- **Supplied data**

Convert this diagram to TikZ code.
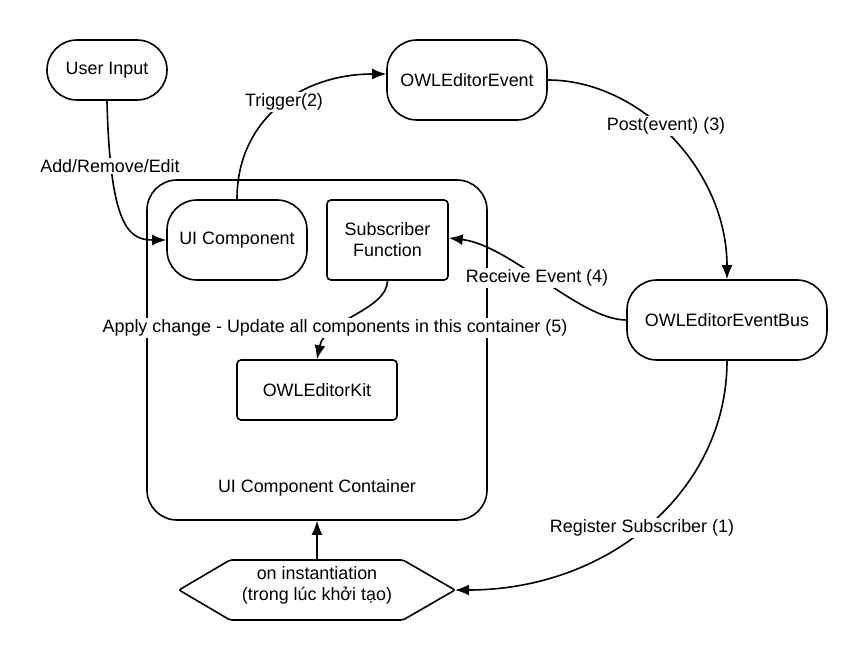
\documentclass[tikz,border=0pt]{standalone}
\usepackage{fontspec}
\setmainfont{Liberation Sans}
\usetikzlibrary{arrows.meta}
\begin{document}
\begin{tikzpicture}[x=1pt,y=-1pt, line width=1.6pt,
  font=\fontsize{17.9}{21}\selectfont,
  stadium/.style={draw, rounded corners=30pt, inner sep=0pt, align=center},
  sqbox/.style={draw, rounded corners=4pt, inner sep=0pt, align=center},
  lbl/.style={fill=white, inner sep=1.5pt},
  conn/.style={-{Latex[length=14pt,width=11pt]}}]
\useasboundingbox (0,0) rectangle (867,660);
% container
\node[draw, rounded corners=30pt, minimum width=340pt, minimum height=340pt, inner sep=0pt] (cont) at (317,350) {};
\node (contlbl) at (317,488) {UI Component Container};
% nodes
\node[stadium, minimum width=120pt, minimum height=60pt] (user) at (107,70) {User Input};
\node[stadium, minimum width=160pt, minimum height=80pt] (ev) at (467,80) {OWLEditorEvent};
\node[stadium, minimum width=140pt, minimum height=80pt] (uic) at (237,240) {UI Component};
\node[sqbox, minimum width=121pt, minimum height=80pt] (sub) at (387.5,240) {Subscriber\\Function};
\node[stadium, minimum width=200pt, minimum height=80pt] (bus) at (727,320) {OWLEditorEventBus};
\node[sqbox, minimum width=160pt, minimum height=60pt] (kit) at (317,390) {OWLEditorKit};
% hexagon
\draw[rounded corners=2pt] (179,590) -- (230,560) -- (403,560) -- (455,590) -- (403,620) -- (230,620) -- cycle;
\node[align=center] (hex) at (317,585) {on instantiation\\(trong lúc khởi tạo)};
\coordinate (hexR) at (455,590);
\coordinate (hexT) at (317,560);
% connectors
\draw[conn] (user.south) .. controls (110,230) and (130,240) .. (uic.west);
\draw[conn] (uic.north) .. controls (237,120) and (300,74) .. ([yshift=6pt]ev.west);
\draw[conn] (ev.east) .. controls (640,80) and (727,170) .. (bus.north);
\draw[conn] (bus.west) .. controls (580,320) and (510,245) .. ([yshift=2pt]sub.east);
\draw[conn] (sub.south) .. controls (387,310) and (325,320) .. (kit.north);
\draw[conn] (bus.south) .. controls (727,490) and (610,590) .. (hexR);
\draw[conn] (hexT) -- (cont.south);
% labels
\node[lbl] (l1) at (110,166) {Add/Remove/Edit};
\node[lbl] (l2) at (284,102) {Trigger(2)};
\node[lbl] (l3) at (666,126) {Post(event) (3)};
\node[lbl] (l4) at (537,278) {Receive Event (4)};
\node[lbl] (l5) at (335,328) {Apply change - Update all components in this container (5)};
\node[lbl] (l6) at (642,528) {Register Subscriber (1)};
\end{tikzpicture}
\end{document}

- **Problem to work on**
Select all lines in the listing that include the word "this".

- **Reply to the exercise**
Convert this diagram to TikZ code.
\node[lbl] (l5) at (335,328) {Apply change - Update all components in this container (5)};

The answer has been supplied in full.